Do this:
Exactly repeat the material, dropping only the pictures.

○ ○ ○ ○ ○

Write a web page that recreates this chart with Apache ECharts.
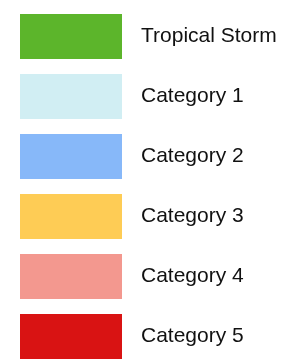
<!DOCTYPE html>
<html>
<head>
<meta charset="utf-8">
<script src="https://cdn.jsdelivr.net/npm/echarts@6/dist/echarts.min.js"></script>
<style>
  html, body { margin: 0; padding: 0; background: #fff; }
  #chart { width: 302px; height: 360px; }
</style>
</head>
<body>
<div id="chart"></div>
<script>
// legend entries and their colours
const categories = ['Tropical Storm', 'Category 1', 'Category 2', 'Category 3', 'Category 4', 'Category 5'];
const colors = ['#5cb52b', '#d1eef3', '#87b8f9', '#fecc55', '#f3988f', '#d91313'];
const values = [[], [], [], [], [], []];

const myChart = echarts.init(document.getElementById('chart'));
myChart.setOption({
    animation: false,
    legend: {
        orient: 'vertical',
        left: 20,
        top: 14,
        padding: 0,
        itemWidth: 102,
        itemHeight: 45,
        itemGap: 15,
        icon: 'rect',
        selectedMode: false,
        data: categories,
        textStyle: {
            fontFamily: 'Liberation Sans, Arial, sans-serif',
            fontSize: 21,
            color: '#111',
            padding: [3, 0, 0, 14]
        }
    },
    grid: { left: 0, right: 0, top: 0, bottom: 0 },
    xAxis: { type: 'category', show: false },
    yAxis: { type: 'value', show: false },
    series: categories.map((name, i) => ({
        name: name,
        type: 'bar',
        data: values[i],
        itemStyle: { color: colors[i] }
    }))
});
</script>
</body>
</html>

○ ○ ○ ○ ○

In response:
Write a web page that recreates this chart with Apache ECharts.
<!DOCTYPE html>
<html>
<head>
<meta charset="utf-8">
<script src="https://cdn.jsdelivr.net/npm/echarts@6/dist/echarts.min.js"></script>
<style>
  html, body { margin: 0; padding: 0; background: #fff; }
  #chart { width: 302px; height: 360px; }
</style>
</head>
<body>
<div id="chart"></div>
<script>
// legend entries and their colours
const categories = ['Tropical Storm', 'Category 1', 'Category 2', 'Category 3', 'Category 4', 'Category 5'];
const colors = ['#5cb52b', '#d1eef3', '#87b8f9', '#fecc55', '#f3988f', '#d91313'];
const values = [[], [], [], [], [], []];

const myChart = echarts.init(document.getElementById('chart'));
myChart.setOption({
    animation: false,
    legend: {
        orient: 'vertical',
        left: 20,
        top: 14,
        padding: 0,
        itemWidth: 102,
        itemHeight: 45,
        itemGap: 15,
        icon: 'rect',
        selectedMode: false,
        data: categories,
        textStyle: {
            fontFamily: 'Liberation Sans, Arial, sans-serif',
            fontSize: 21,
            color: '#111',
            padding: [3, 0, 0, 14]
        }
    },
    grid: { left: 0, right: 0, top: 0, bottom: 0 },
    xAxis: { type: 'category', show: false },
    yAxis: { type: 'value', show: false },
    series: categories.map((name, i) => ({
        name: name,
        type: 'bar',
        data: values[i],
        itemStyle: { color: colors[i] }
    }))
});
</script>
</body>
</html>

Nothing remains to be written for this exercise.